Life lessons are exactly what they imply, whether good or bad, they are lessons you learn in your lifetime. They are based on the concept of learning from the mistakes you make. These lessons can have a significant impact on your life, and can even be described as defining moments that are forever remembered by the person who experienced the lesson. Because each lesson we experience is from an individual's own perspective, the lesson you gain from the experience is unique to each person.
When thinking about life lessons it is important to remember that they can can occur in any area of our life, and while we do learn new things every day, those lessons don't necessarily amount to an event so significant that it affects our behavior for the rest of our life.
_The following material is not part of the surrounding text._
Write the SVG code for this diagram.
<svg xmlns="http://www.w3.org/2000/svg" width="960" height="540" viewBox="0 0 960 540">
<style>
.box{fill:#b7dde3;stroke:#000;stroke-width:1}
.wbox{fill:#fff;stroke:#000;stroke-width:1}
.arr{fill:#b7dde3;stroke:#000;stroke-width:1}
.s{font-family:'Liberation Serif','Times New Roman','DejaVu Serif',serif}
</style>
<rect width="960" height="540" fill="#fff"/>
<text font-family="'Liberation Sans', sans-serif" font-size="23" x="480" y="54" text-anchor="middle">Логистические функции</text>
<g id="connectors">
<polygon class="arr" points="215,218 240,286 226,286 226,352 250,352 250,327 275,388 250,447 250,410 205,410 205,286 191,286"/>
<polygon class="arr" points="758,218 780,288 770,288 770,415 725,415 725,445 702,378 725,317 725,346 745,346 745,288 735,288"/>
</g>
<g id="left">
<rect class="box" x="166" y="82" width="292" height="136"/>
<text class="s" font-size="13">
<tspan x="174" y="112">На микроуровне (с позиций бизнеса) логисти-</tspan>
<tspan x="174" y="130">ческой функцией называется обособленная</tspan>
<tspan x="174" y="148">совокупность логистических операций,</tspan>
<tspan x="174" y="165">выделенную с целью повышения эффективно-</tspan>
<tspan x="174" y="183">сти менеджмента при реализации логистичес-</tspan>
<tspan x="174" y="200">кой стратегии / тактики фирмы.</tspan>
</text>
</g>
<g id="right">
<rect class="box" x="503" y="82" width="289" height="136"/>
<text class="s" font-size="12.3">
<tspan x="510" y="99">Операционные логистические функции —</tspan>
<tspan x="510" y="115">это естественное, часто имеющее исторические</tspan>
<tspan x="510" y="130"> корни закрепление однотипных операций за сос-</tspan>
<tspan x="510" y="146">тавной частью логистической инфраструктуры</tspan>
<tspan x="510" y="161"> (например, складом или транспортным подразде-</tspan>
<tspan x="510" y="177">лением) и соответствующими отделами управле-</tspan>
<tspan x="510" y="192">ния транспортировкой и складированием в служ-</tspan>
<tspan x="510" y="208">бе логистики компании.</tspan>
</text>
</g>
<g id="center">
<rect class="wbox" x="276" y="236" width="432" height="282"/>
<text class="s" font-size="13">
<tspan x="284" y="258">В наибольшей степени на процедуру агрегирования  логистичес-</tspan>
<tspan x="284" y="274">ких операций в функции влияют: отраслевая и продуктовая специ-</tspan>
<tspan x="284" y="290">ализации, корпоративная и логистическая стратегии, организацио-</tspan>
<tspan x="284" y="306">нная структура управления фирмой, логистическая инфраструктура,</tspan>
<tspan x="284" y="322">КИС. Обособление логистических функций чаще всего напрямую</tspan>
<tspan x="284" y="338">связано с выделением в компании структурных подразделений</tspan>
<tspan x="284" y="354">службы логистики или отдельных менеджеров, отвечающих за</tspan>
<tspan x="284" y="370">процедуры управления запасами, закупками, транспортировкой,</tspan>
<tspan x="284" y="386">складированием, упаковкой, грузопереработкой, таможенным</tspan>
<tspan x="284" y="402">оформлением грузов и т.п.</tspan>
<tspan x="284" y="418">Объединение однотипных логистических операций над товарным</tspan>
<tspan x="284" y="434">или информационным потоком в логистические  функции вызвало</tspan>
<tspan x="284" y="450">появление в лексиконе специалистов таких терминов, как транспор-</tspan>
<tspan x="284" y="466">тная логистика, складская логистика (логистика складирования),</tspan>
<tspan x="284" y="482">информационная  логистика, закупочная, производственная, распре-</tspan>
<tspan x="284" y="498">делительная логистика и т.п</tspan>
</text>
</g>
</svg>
This is what makes life lessons different from the everyday lessons we experience. A life lesson is one of those events that can be so astronomical that it has a profound effect on the person, or people, who experienced it.
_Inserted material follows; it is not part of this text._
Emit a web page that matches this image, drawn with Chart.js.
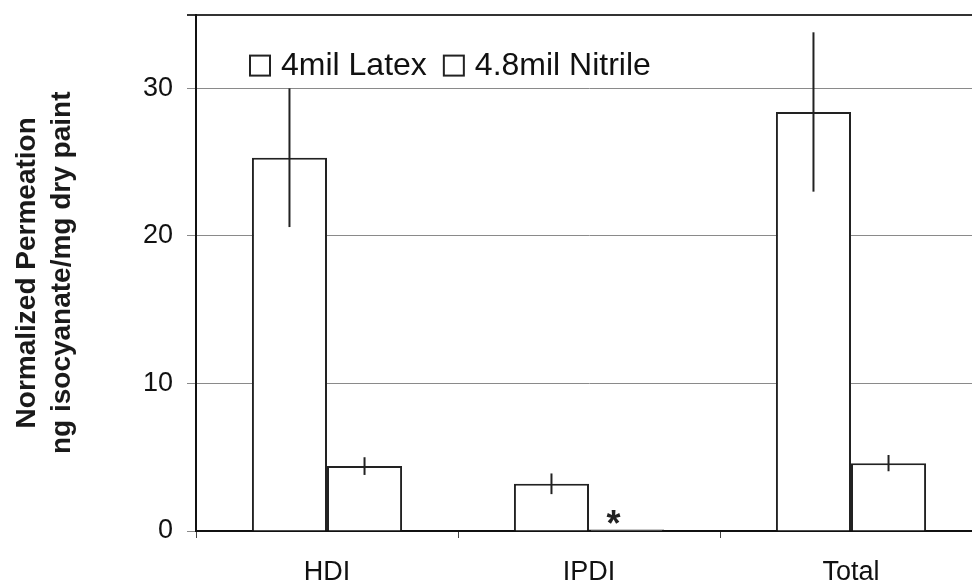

Let us say for example that we behave in a certain way toward a person, or event, that goes against how we would normally behave toward an individual, and, as a result, faced incredibly unpleasant consequences as the outcome of our actions. This may cause us to re-evaluate ourselves and how we handled the situation in the first place. It may be one of those defining moments that make us reconsider the choices we made, and teach us to make better decisions in the future so that we achieve the desired outcome we want. Depending on the severity of the consequences we faced based on the actions we took in the first place, we may find that the impact of our original behavior was so significant to the outcome that when confronted with a similar situation in the future we consciously make better choices so that we don't repeat the same pattern of behavior. Basically, the lesson we learn is not to make the same mistake twice.
Significant lessons we learn in life can function as a guide to understanding ourselves better. Through the consequences of our actions or the reactions we have to the experiences we encounter, we can gain an awareness of how we think, act, and react in certain circumstances. While it is not possible to control the outcome to every situation we encounter, we can learn to control the way we respond to the situations we are placed in.